De acordo com Jaspers, no entanto, ações suficientes sobre produtos químicos problemáticos podem levar décadas, seja para proteger humanos ou animais selvagens. Movalli compartilha sua frustração: “Quando um produto químico é restrito ou proibido após anos de estudos, a indústria simplesmente o substitui por um similar”, diz ela. “Depois, são necessários mais anos de estudos para restringir a nova substância – repetindo-se tudo isso ad infinitum”.

Bornehag diz que viu a troca de um ftalato pelo próximo ao longo dos anos 2000. Em certos casos, o BPA também foi trocado por outros bisfenóis disruptores endócrinos em produtos onde o BPA foi restringido e alguns retardadores de chama de substituição mostram toxicidade semelhante aos seus antecessores proibidos. Mas para Smith, não é tão preto e branco assim. Apenas tome amianto, diz ele. A indústria “sempre será muito cautelosa com qualquer coisa que se pareça com amianto. A última coisa que eles querem é ser acusados ​​de criar o próximo grande problema.”

Uma maneira de contornar isso é agrupar e regular as substâncias. Isso parece se tornar mais comum: os estados membros estão preparando uma proposta para a UE proibir a maioria dos PFASs e a Comissão Europeia publicou recentemente sua visão para restringir um grande número de produtos químicos nocivos por grupo como parte de sua nova estratégia de produtos químicos. Ao mesmo tempo, a EFSA procura considerar as misturas químicas em suas avaliações de risco.

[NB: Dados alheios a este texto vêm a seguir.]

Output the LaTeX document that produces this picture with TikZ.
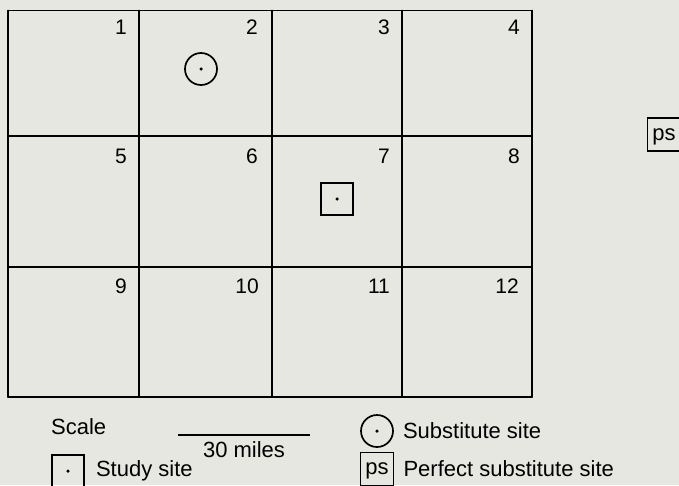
\documentclass[tikz,border=0pt]{standalone}
\usepackage{fontspec}
\setmainfont{Liberation Sans}
\usepackage{tikz}
\usetikzlibrary{positioning,calc}
\definecolor{PaperGrey}{HTML}{E7E7E2}
\tikzset{
  gridline/.style={draw=black, line width=1.9pt, line cap=round},
  cellno/.style={anchor=north east, inner sep=0pt, font=\fontsize{21}{25}\selectfont},
  label/.style={anchor=west, inner sep=0pt, font=\fontsize{22}{26}\selectfont},
  studysite/.style={draw=black, line width=1.7pt, minimum size=32pt, inner sep=0pt},
  subsite/.style={draw=black, circle, line width=1.7pt, minimum size=32pt, inner sep=0pt},
  pssite/.style={draw=black, line width=1.7pt, minimum size=33pt, inner sep=0pt},
  pstext/.style={anchor=base, inner sep=0pt, font=\fontsize{22}{26}\selectfont},
  centredot/.style={fill=black, circle, minimum size=3.5pt, inner sep=0pt}
}

\begin{document}
\begin{tikzpicture}[x=1pt, y=-1pt]
\useasboundingbox[fill=PaperGrey] (0,0) rectangle (679,485);

% grid of twelve cells
\foreach \xa in {8,139,272,402,532}
  \draw[gridline] (\xa,10.5) -- (\xa,397);
\foreach \ya in {10.5,136,267,397}
  \draw[gridline] (8,\ya) -- (532,\ya);

\foreach \n/\xe/\yt in {1/127/20, 2/258/20, 3/390/20, 4/520/20,
                        5/127/149, 6/258/149, 7/390/149, 8/520/149,
                        9/127/279, 10/259/279, 11/390/279, 12/519/279}
  \node[cellno] (cell\n) at (\xe,\yt) {\n};

% sites on the map
\node[subsite] (sub) at (201,69) {};
\node[centredot] at (sub.center) {};
\node[studysite] (study) at (337,199) {};
\node[centredot] at (study.center) {};
\node[pssite] (perfect) at (664,134.5) {};
\node[pstext] at ($(perfect.center)+(0,5.5)$) {ps};

% legend
\node[label] (scale) at (51,427) {Scale};
\coordinate (barL) at (178,435);
\coordinate (barR) at (310,435);
\draw[line width=1.3pt] (barL) -- (barR);
\node[label, anchor=north] (miles) at ($(barL)!0.5!(barR)+(0,6)$) {30 miles};

\node[studysite] (keystudy) at (68,471) {};
\node[centredot] at (keystudy.center) {};
\node[label, right=11pt of keystudy] (keystudytxt) {Study site};

\node[subsite] (keysub) at (377,431) {};
\node[centredot] at (keysub.center) {};
\node[label, right=9pt of keysub] (keysubtxt) {Substitute site};

\node[pssite] (keyps) at (377,469) {};
\node[pstext] at ($(keyps.center)+(0,5.5)$) {ps};
\node[label, right=9pt of keyps] (keypstxt) {Perfect substitute site};
\end{tikzpicture}
\end{document}
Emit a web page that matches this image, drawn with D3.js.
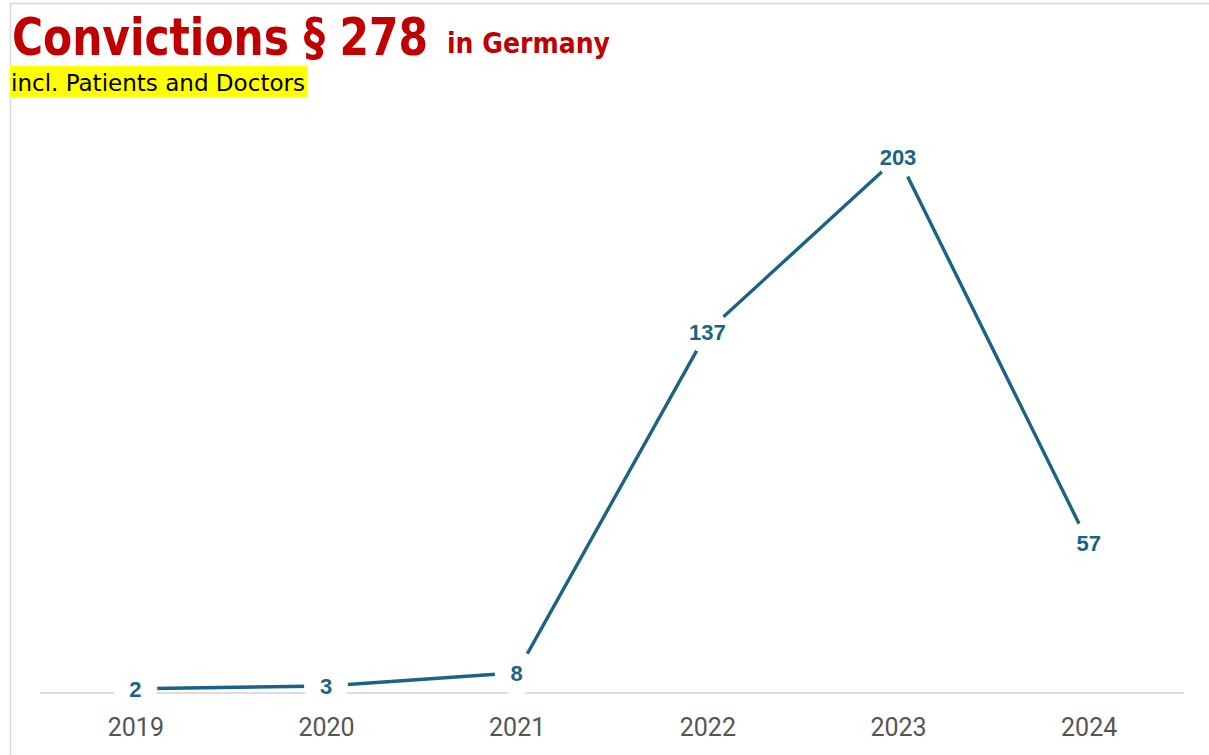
<!DOCTYPE html>
<html>
<head>
<meta charset="utf-8">
<script src="https://cdn.jsdelivr.net/npm/d3@7"></script>
<style>
  body { margin: 0; background: #fff; }
</style>
</head>
<body>
<script>
var years = ["2019", "2020", "2021", "2022", "2023", "2024"];
var convictions = [2, 3, 8, 137, 203, 57];

var width = 1209, height = 755;
var lineColor = "#1a6385";

var svg = d3.select("body").append("svg")
    .attr("width", width)
    .attr("height", height);

// frame
svg.append("path")
    .attr("d", "M10.5," + height + " V3.5 H" + width)
    .attr("fill", "none")
    .attr("stroke", "#d9d9d9")
    .attr("stroke-width", 1.5);

var x = d3.scalePoint()
    .domain(years)
    .range([40, 1184])
    .padding(0.5);

var y = d3.scaleLinear()
    .domain([0, 203])
    .range([694, 157]);

var data = years.map((d, i) => { return {year: d, value: convictions[i]}; });

// baseline
svg.append("line")
    .attr("x1", 40).attr("x2", 1184)
    .attr("y1", y(0) - 1).attr("y2", y(0) - 1)
    .attr("stroke", "#dcdcdc")
    .attr("stroke-width", 2);

var line = d3.line()
    .x((d) => x(d.year))
    .y((d) => y(d.value));

svg.append("path")
    .datum(data)
    .attr("d", line)
    .attr("fill", "none")
    .attr("stroke", lineColor)
    .attr("stroke-width", 3.4);

// white knockouts behind labels
svg.selectAll("circle.knock").data(data).enter()
    .append("circle")
        .attr("class", "knock")
        .attr("cx", (d) => x(d.year))
        .attr("cy", (d) => y(d.value))
        .attr("r", 22)
        .attr("fill", "#fff");

svg.selectAll("text.val").data(data).enter()
    .append("text")
        .attr("class", "val")
        .attr("x", (d) => x(d.year))
        .attr("y", (d) => y(d.value))
        .attr("dy", "0.36em")
        .attr("text-anchor", "middle")
        .attr("font-family", "Liberation Sans, Arial, sans-serif")
        .attr("font-weight", "bold")
        .attr("font-size", "22px")
        .attr("fill", lineColor)
        .text((d) => d.value);

// x axis labels
var xAxis = d3.axisBottom(x).tickSize(0).tickPadding(0);
var ax = svg.append("g")
    .attr("transform", "translate(0," + 718 + ")")
    .call(xAxis);
ax.select(".domain").remove();
ax.selectAll("text")
    .attr("font-family", "Roboto, sans-serif")
    .attr("font-size", "25px")
    .attr("fill", "#555");

// titles
svg.append("text")
    .attr("x", 12)
    .attr("y", 55)
    .attr("font-family", "DejaVu Sans Condensed, DejaVu Sans, sans-serif")
    .attr("font-weight", "bold")
    .attr("font-size", "51px")
    .attr("fill", "#c00000")
    .attr("textLength", 416)
    .attr("lengthAdjust", "spacingAndGlyphs")
    .text("Convictions § 278");

svg.append("text")
    .attr("x", 447)
    .attr("y", 53)
    .attr("font-family", "DejaVu Sans Condensed, DejaVu Sans, sans-serif")
    .attr("font-weight", "bold")
    .attr("font-size", "29px")
    .attr("fill", "#c00000")
    .attr("textLength", 163)
    .attr("lengthAdjust", "spacingAndGlyphs")
    .text("in Germany");

svg.append("rect")
    .attr("x", 10).attr("y", 66)
    .attr("width", 297).attr("height", 31)
    .attr("fill", "#ffff00");

svg.append("text")
    .attr("x", 11)
    .attr("y", 91)
    .attr("font-family", "DejaVu Sans Condensed, DejaVu Sans, sans-serif")
    .attr("font-size", "23px")
    .attr("fill", "#000")
    .attr("textLength", 294)
    .attr("lengthAdjust", "spacingAndGlyphs")
    .text("incl. Patients and Doctors");
</script>
</body>
</html>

Rannoch Moor à beira das Terras Altas da Escócia. Um estudo recente mostrou que a água da chuva não é mais segura para beber devido aos níveis de “produtos químicos pra sempre/forever chemicals”. Fotografia: Adam Burton/Alamy

“[Agrupar produtos químicos] é cada vez mais o que queremos fazer porque é muito mais eficiente”, diz Smith, embora em relação aos PFASs, ele diga que eles são mais variados do que a maioria das pessoas imagina. A recomendação do Reino Unido sobre como lidar com PFASs, incluindo possíveis restrições, era esperada neste verão, mas ainda não foi publicada. Da mesma forma, a estratégia de produtos químicos atrasada do Reino Unido, que foi proposta em 2018 com o plano ambiental de 25 anos, é esperada ainda este ano.

Com a nova estratégia da UE sinalizando uma mudança radical, há temores de que o UK Reach fique para trás. “Qualquer divergência ou qualquer tipo de atraso na tomada de decisões sobre grupos específicos de contaminantes [pode causar] um problema”, diz Lapworth. “É potencialmente uma diluição do padrão-ouro com o qual estávamos trabalhando.”

Persson e seus coautores temem que tentar avaliar todos os produtos químicos existentes seja um trabalho muito grande, uma visão que compartilham com a Agência Europeia do Meio Ambiente. “O fluxo constante de novas substâncias que sintetizamos é muito mais rápido do que nossa capacidade de avaliar”, diz ela, especialmente em escala global. Em vez disso, ela e os coautores lançaram a ideia de um limite fixo na produção de produtos químicos, inspirados nos limites de emissões na luta contra o aquecimento global.

Essa ideia pode encontrar simpatia entre os ecotoxicologistas que estudam aves de rapina. Quando você pergunta a Movalli qual é o produto químico que mais a preocupa em relação aos falcões peregrinos que ela monitora, você recebe uma lista que continua por algum tempo. PFASs, antigos metais tóxicos, as dioxinas há muito banidas, disruptores endócrinos e até estimulantes como a nicotina. “Sinceramente, estou preocupada com tudo”, diz ela.

Tradução livre, parcial, de Luiz Jacques Saldanha, setembro de 2022.